• DATASET EXTRACT
>> Start
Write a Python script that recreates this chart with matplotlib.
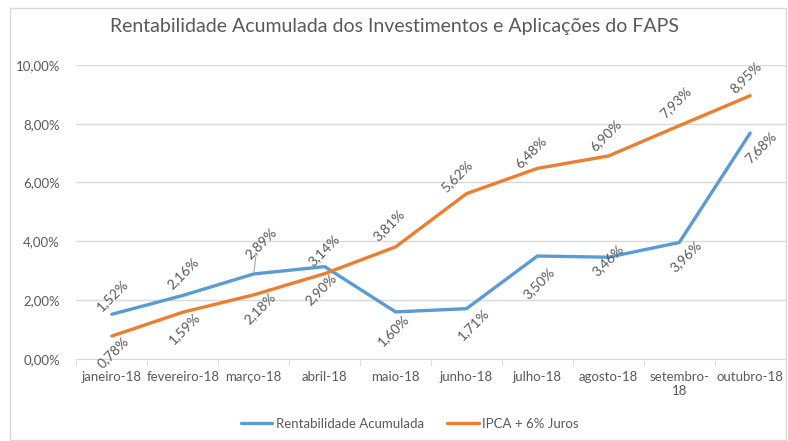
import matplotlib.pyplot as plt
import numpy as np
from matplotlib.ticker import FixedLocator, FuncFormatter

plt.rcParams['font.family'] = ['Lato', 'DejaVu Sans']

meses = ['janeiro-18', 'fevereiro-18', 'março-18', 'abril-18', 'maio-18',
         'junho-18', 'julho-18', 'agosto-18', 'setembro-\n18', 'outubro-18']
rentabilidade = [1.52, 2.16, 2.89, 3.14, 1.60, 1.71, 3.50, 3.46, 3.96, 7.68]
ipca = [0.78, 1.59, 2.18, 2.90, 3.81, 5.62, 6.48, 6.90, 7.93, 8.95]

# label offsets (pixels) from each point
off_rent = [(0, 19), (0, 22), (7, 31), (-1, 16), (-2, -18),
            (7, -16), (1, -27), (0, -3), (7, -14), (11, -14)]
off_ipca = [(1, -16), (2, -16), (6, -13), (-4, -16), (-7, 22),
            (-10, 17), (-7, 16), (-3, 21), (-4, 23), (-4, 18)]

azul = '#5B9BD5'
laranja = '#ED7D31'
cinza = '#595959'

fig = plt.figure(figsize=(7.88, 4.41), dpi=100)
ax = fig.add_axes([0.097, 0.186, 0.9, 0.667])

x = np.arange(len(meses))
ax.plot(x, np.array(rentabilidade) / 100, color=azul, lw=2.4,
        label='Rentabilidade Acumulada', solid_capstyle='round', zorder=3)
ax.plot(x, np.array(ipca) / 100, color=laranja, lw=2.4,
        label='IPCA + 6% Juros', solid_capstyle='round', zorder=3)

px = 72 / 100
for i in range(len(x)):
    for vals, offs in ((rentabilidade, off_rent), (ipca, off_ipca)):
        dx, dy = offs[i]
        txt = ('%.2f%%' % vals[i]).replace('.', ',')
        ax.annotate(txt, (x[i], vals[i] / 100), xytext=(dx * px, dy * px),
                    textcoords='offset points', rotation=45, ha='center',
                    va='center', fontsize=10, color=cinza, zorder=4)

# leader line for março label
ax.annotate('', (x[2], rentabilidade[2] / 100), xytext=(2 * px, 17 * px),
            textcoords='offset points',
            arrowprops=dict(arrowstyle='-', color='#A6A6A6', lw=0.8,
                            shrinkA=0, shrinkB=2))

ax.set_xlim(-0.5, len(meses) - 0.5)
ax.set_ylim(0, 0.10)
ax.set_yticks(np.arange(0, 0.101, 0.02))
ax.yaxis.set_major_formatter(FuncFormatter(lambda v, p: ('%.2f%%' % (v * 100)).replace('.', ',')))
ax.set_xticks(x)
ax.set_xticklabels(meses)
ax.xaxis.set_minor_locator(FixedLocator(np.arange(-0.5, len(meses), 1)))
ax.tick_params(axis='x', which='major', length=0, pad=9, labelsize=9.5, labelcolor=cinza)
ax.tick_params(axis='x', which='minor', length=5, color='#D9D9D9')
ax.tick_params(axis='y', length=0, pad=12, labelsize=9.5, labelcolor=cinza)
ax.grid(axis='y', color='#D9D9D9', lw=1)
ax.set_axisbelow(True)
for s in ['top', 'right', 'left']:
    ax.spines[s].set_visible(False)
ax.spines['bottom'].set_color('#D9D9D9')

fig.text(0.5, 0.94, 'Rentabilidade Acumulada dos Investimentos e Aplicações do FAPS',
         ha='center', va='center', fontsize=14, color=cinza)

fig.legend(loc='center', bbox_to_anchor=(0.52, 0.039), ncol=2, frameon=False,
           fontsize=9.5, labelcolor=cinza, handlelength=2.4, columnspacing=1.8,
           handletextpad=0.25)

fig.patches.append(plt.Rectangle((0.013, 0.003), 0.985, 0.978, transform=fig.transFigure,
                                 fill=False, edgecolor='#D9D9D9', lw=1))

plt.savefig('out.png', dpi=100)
>> End
• WHAT YOU WILL DO
In the data above, please extract the lines from the first one through the line with "plt.rcParams['font.family'] = ['Lato', 'DejaVu", exactly, and keep pictures out.

• ANSWER TO THIS EXERCISE
Write a Python script that recreates this chart with matplotlib.
import matplotlib.pyplot as plt
import numpy as np
from matplotlib.ticker import FixedLocator, FuncFormatter

plt.rcParams['font.family'] = ['Lato', 'DejaVu Sans']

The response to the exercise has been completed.